If you buy them, look out for cucumbers with a rough spiky skin, these are grown especially for pickling or brining, with a thinner skin than salad cucumbers which allows better penetration of the cure and they also retain their crispness much better. If you do buy them, make sure to bottle them the same day, fresher gives the best result.
Besides salt, the other thing you must have are dill fronds or crown dill which gives such a distinctive flavour. After that, there are a few different things you might like to add - garlic is popular as are leaves from cherry, blackcurrant or grapevine; some like some horseradish for extra piquancy.
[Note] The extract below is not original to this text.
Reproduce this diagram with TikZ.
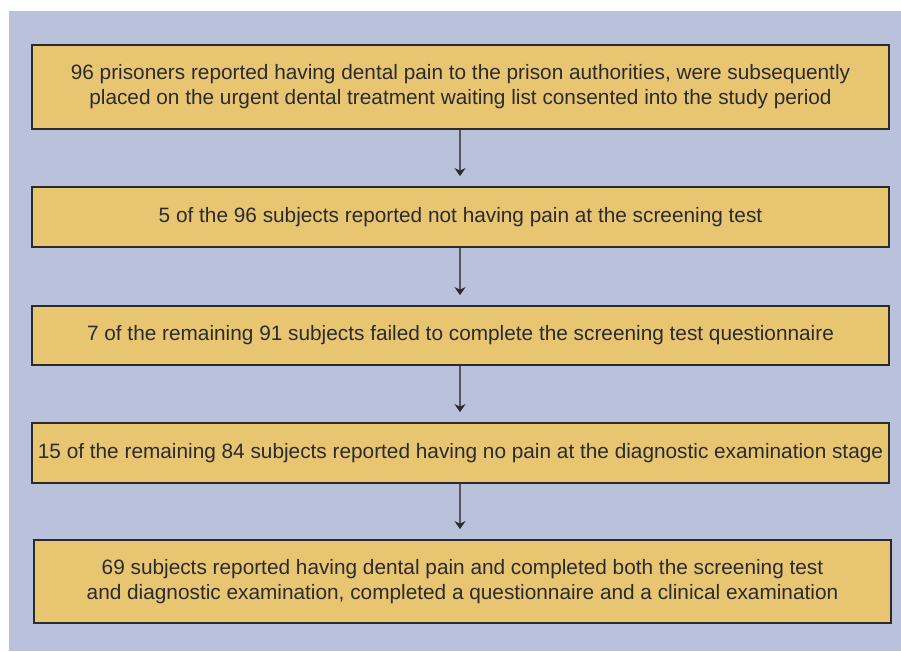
\documentclass[tikz,border=0pt]{standalone}
\usepackage{fontspec}
\setmainfont{Liberation Sans}
\usetikzlibrary{arrows.meta}
\definecolor{panelblue}{RGB}{185,193,219}
\definecolor{boxfill}{RGB}{232,198,113}
\definecolor{inkgray}{RGB}{43,43,45}
\definecolor{shaftgray}{RGB}{85,85,90}
\tikzset{
  stage/.style={draw=inkgray,line width=1.8pt,fill=boxfill,text=inkgray,
    align=center,inner sep=0pt,minimum width=857pt,
    font=\fontsize{20.8}{25}\selectfont},
  flow/.style={draw=shaftgray,line width=1.3pt,
    -{Stealth[length=8pt,width=11pt,inset=2.5pt,color=inkgray]},shorten >=10pt}
}
\begin{document}
\begin{tikzpicture}[x=1pt,y=-1pt]
\useasboundingbox(0,0)rectangle(901,651);
\fill[panelblue](9,11)rectangle(901,651);
% the five stages, top to bottom
\node[stage,minimum height=84pt](pain)at(460.5,87){96 prisoners reported having dental pain to the prison authorities, were subsequently\\placed on the urgent dental treatment waiting list consented into the study period};
\node[stage,minimum height=60pt](screen)at(460.5,217){5 of the 96 subjects reported not having pain at the screening test};
\node[stage,minimum height=59pt](quest)at(460.5,335.5){7 of the remaining 91 subjects failed to complete the screening test questionnaire};
\node[stage,minimum height=60pt](diag)at(460.5,453){15 of the remaining 84 subjects reported having no pain at the diagnostic examination stage};
\node[stage,minimum height=83pt](final)at(462.5,581.5){69 subjects reported having dental pain and completed both the screening test\\and diagnostic examination, completed a questionnaire and a clinical examination};
\draw[flow](pain.south-|460,0)--(screen.north-|460,0);
\draw[flow](screen.south-|460,0)--(quest.north-|460,0);
\draw[flow](quest.south-|460,0)--(diag.north-|460,0);
\draw[flow](diag.south-|460,0)--(final.north-|460,0);
\end{tikzpicture}
\end{document}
One thing you will notice, is that after a few days, the brine will start to bubble and turn cloudy. This is a good thing as it means the fermentation is proceeding normally.
Brine Cured Dill Pickles
small pickling cucumbers
for each jar
1/2 clove peeled garlic
few stems dill
2 cherry, blackcurrant or grapevine leaves (optional)
for the brine (as needed)
1 rounded tablespoon cooking salt
boil until the salt is dissolved
Sterilize the jars and lids in a dishwasher or simply boil them for a few minutes. Straight away, loosely stuff the cucumbers in, leaving a 1cm gap at the top. In the gaps, place the 1/2 garlic clove, dill stems and any other flavourings you choose. Pour in the boiling brine and immediately screw the lids on tight.
You can use after 2 weeks and they will keep for up to 1 year.